**SUPPLIED DATA:**
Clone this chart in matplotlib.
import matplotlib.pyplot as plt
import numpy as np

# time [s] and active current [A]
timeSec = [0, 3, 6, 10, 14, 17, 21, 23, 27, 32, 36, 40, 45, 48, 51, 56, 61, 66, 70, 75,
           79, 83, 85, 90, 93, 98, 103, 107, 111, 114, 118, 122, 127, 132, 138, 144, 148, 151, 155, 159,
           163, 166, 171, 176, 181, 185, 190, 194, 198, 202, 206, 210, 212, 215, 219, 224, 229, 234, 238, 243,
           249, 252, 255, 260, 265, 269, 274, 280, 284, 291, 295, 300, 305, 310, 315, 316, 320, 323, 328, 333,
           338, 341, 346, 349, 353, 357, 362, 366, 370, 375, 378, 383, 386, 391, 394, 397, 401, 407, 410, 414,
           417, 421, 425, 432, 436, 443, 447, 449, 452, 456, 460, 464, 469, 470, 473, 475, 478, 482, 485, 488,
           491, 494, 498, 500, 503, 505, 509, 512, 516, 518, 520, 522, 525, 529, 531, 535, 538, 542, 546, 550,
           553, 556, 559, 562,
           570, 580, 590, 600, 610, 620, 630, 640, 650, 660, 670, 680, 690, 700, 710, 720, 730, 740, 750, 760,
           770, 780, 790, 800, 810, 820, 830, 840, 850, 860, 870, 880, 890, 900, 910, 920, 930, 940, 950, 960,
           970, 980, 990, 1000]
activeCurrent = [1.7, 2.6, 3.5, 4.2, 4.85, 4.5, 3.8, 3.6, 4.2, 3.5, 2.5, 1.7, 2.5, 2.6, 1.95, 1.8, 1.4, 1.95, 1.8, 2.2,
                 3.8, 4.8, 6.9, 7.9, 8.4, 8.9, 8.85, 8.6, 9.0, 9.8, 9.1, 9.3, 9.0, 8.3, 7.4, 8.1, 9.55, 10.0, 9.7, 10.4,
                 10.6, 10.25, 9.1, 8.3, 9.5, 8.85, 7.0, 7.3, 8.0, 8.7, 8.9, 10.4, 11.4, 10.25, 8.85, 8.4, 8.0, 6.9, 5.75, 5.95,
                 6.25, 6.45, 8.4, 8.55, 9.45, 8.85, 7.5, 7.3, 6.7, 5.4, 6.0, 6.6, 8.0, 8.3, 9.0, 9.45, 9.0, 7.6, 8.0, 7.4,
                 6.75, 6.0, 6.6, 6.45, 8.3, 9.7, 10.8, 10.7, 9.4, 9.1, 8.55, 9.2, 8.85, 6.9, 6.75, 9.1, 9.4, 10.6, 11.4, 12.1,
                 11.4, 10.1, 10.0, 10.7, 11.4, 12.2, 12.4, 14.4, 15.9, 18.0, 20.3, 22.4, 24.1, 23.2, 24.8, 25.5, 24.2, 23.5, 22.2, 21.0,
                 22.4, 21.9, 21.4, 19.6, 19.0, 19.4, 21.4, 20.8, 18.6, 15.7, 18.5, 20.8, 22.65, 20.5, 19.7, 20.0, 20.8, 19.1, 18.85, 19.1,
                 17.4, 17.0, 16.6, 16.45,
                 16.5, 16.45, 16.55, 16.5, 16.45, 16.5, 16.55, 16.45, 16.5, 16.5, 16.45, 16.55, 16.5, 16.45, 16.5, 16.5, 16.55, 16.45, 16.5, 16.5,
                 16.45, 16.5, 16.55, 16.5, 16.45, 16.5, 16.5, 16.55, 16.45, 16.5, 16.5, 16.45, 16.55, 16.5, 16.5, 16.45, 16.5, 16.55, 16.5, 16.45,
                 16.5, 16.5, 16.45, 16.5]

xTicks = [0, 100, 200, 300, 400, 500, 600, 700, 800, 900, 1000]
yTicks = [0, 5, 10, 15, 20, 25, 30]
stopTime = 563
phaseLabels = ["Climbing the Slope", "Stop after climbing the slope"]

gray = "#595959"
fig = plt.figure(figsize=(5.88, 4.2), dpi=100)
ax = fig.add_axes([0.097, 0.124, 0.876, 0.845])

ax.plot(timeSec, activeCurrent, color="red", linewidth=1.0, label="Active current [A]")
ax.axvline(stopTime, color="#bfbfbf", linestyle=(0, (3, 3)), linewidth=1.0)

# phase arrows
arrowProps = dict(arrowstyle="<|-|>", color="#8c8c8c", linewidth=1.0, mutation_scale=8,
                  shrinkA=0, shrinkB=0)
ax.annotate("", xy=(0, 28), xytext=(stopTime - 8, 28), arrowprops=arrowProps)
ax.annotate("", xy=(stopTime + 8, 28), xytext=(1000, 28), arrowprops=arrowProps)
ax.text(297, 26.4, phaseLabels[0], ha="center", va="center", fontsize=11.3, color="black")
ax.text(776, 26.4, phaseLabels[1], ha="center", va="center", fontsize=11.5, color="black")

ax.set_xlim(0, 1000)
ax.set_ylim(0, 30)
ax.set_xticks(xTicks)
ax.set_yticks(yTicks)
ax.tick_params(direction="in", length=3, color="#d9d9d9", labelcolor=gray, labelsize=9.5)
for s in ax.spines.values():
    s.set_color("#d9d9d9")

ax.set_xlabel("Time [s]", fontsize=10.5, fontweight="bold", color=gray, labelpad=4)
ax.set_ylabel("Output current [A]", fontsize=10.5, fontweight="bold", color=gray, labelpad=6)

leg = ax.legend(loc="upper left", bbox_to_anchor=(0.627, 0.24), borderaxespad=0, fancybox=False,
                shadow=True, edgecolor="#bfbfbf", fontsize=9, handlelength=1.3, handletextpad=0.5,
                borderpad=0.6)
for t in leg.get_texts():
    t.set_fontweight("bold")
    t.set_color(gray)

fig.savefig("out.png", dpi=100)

--

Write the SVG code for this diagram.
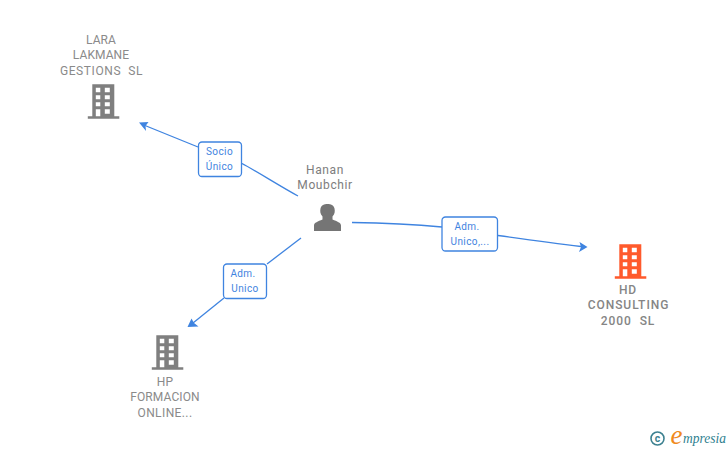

* * *

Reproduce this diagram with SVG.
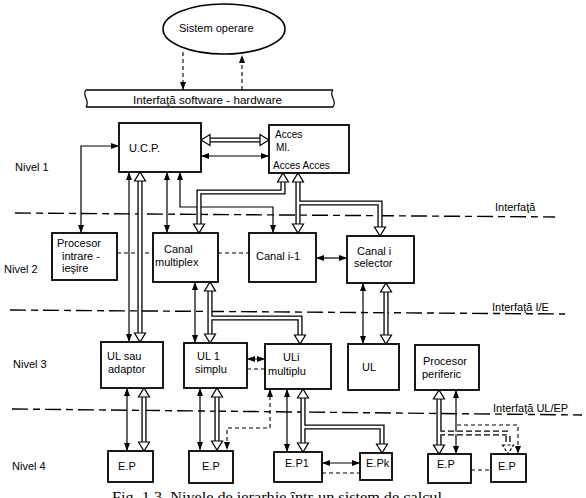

**BRIEF:** Exactly and only the lines from the line with "Clone this chart in matplotlib." to the line with "import numpy as np", both included, are to be printed.

**TASK RESULT:**
Clone this chart in matplotlib.
import matplotlib.pyplot as plt
import numpy as np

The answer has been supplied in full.